Lundi, la famille Bolsonaro a été touchée à son tour, avec des perquisitions chez Carlos, deuxième de la fratrie. Ce conseiller municipal de Rio de Janeiro est désigné par les enquêteurs comme membre d'un "noyau politique", qui aurait par ailleurs demandé illégalement à l'Abin des informations sur des enquêtes en cours visant Jair Bolsonaro et son entourage. Dans d'autres enquêtes, Carlos Bolsonaro est soupçonné d'avoir coordonné sous la présidence de son père un "cabinet de la haine", une "milice numérique" chargée de dénigrer des opposants sur les réseaux sociaux, et de disséminer de fausses informations.

En 2020, Gustavo Bebianno, ancien ministre de M. Bolsonaro, avait affirmé dans une émission que le deuxième fils du président lui avait suggéré la création d'une "Abin parallèle". M. Bebianno est mort d'un infarctus peu après.

Qui étaient les personnes espionnées ?

Selon la presse brésilienne, la police soupçonne que des centaines de personnalités politiques, magistrats, avocats ou journalistes, ont été espionnées illégalement.

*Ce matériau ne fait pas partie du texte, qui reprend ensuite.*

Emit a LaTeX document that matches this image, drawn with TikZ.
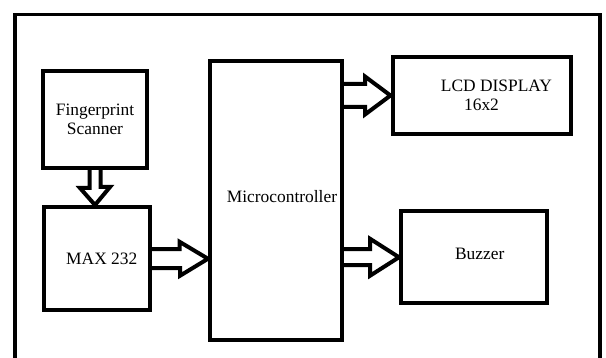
\documentclass[tikz,border=0pt]{standalone}
\usepackage{fontspec}
\setmainfont{Liberation Serif}
\usetikzlibrary{positioning,calc}

\begin{document}
\begin{tikzpicture}[x=1pt, y=-1pt, font=\fontsize{17.4}{18.5}\selectfont,
  blk/.style={draw, line width=4pt, align=center, inner sep=0pt},
  arr/.style={draw, line width=4pt},
  frm/.style={draw, line width=3.5pt}
]
  \useasboundingbox (0,0) rectangle (606,358);
  \draw[frm] (15,14.5) rectangle (600,380);
  % blocks
  \node[blk, minimum width=104pt, minimum height=97pt] (fp) at (95,119.5) {Fingerprint\\Scanner};
  \node[blk, minimum width=105.5pt, minimum height=103.5pt, below=35pt of fp, xshift=1.75pt] (max) {\raisebox{-8pt}{\hspace*{10pt}MAX 232}};
  \node[blk, minimum width=132pt, minimum height=279.5pt] (mcu) at (276,200.75) {\raisebox{9pt}{\hspace*{12pt}Microcontroller}};
  \node[blk, minimum width=178pt, minimum height=77pt] (lcd) at (481.5,95.5) {\hspace*{30pt}LCD DISPLAY\\16x2};
  \node[blk, minimum width=145.5pt, minimum height=92.5pt] (buz) at (473.75,257.25) {\raisebox{7pt}{\hspace*{12pt}Buzzer}};
  % block arrows
  \draw[arr] (fp.south) ++(-5.5,0) -- ++(0,18) -- ++(-9.5,0) -- (fp.south |- max.north) -- ++(15,-18) -- ++(-9.5,0) -- ($(fp.south)+(5.5,0)$);
  \draw[arr] (max.east) ++(0,-9.5) -- ++(28,0) -- ++(0,-7.5) -- (max.east -| mcu.west) -- ++(-28,17) -- ++(0,-7.5) -- ($(max.east)+(0,9.5)$);
  \draw[arr] (mcu.east |- lcd.west) ++(0,-11.5) -- ++(21,0) -- ++(0,-7.5) -- (lcd.west) -- ++(-25.5,19) -- ++(0,-7.5) -- ($(mcu.east |- lcd.west)+(0,11.5)$);
  \draw[arr] (mcu.east |- buz.west) ++(0,-8) -- ++(26,0) -- ++(0,-10.5) -- (buz.west) -- ++(-29,18.5) -- ++(0,-10.5) -- ($(mcu.east |- buz.west)+(0,8)$);
\end{tikzpicture}
\end{document}
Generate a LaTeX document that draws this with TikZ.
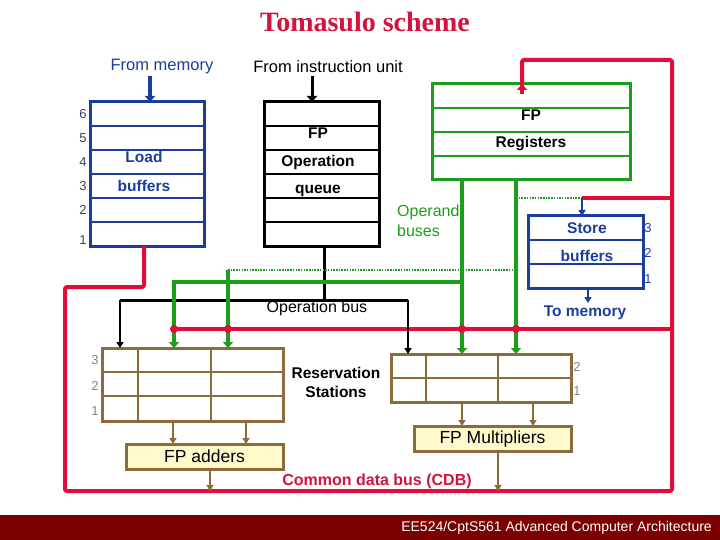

Parmi elles figurerait le juge de la Cour suprême Alexandre de Moraes, voué aux gémonies par les Bolsonaro pour avoir ordonné plusieurs enquêtes contre l'ex-président et ses proches.

Il était également à la tête du Tribunal supérieur électoral quand cette haute cour a déclaré Jair Bolsonaro inéligible en juin dernier, pour avoir disséminé de fausses informations sur les urnes électroniques.

C'est lui qui a signé les ordres judiciaires autorisant les perquisitions chez Alexandre Ramagem et Carlos Bolsonaro.

"Les éléments de preuve recueillis jusqu'à présent indiquent que l'organisation criminelle infiltrée dans l'Abin a utilisé des méthodes illégales pour réaliser des actes clandestins contre des personnes qualifiées comme des opposants", indique l'un de ces documents.

Un autre juge de la Cour suprême, Gilmar Mendes, aurait également été espionné, tout comme un ancien président de la chambre des députés et un gouverneur devenu ministre de Lula.

Que dit le camp Bolsonaro ?

"Ils veulent ma tête", a affirmé l'ancien président jeudi. Lors d'un entretien à CNN Brésil lundi, Jair Bolsonaro a déclaré n'avoir "jamais reçu la moindre information sur la localisation de qui que ce soit" de la part de l'Abin. Il se dit "victime de persécution" - "des âneries", a répliqué Lula. 

Dans un communiqué diffusé par ses avocats, Carlos Bolsonaro "réitère qu'il n'avait aucun lien avec l'Abin" et qu'il n'avait jamais "sollicité ou reçu d'informations de tiers" de la part de l'agence.

Quel impact ?

Pour Lula, le défi est grave : c'est celui de la confiance qu'il peut avoir dans les services de renseignements. Des têtes ont commencé à tomber : mardi ont été limogés le numéro 2 de l'Abin, Alessandro Moretti, visé par l'enquête, ainsi que quatre autres responsables. Le numéro 3 de l'agence, Paulo Mauricio Fortunato, avait déjà été évincé après avoir été ciblé par l'opération policière d'octobre.

Par ailleurs, les soupçons d'espionnage illégal "jettent le discrédit sur les pratiques du gouvernement Bolsonaro", estime le politologue Paulo Baia, de l'Université fédérale de Rio de Janeiro, interrogé par l'AFP. Pour autant, le scandale fragilisera-t-il le camp de l'ancien président ? Les élections municipales d'octobre fourniront des éléments de réponse.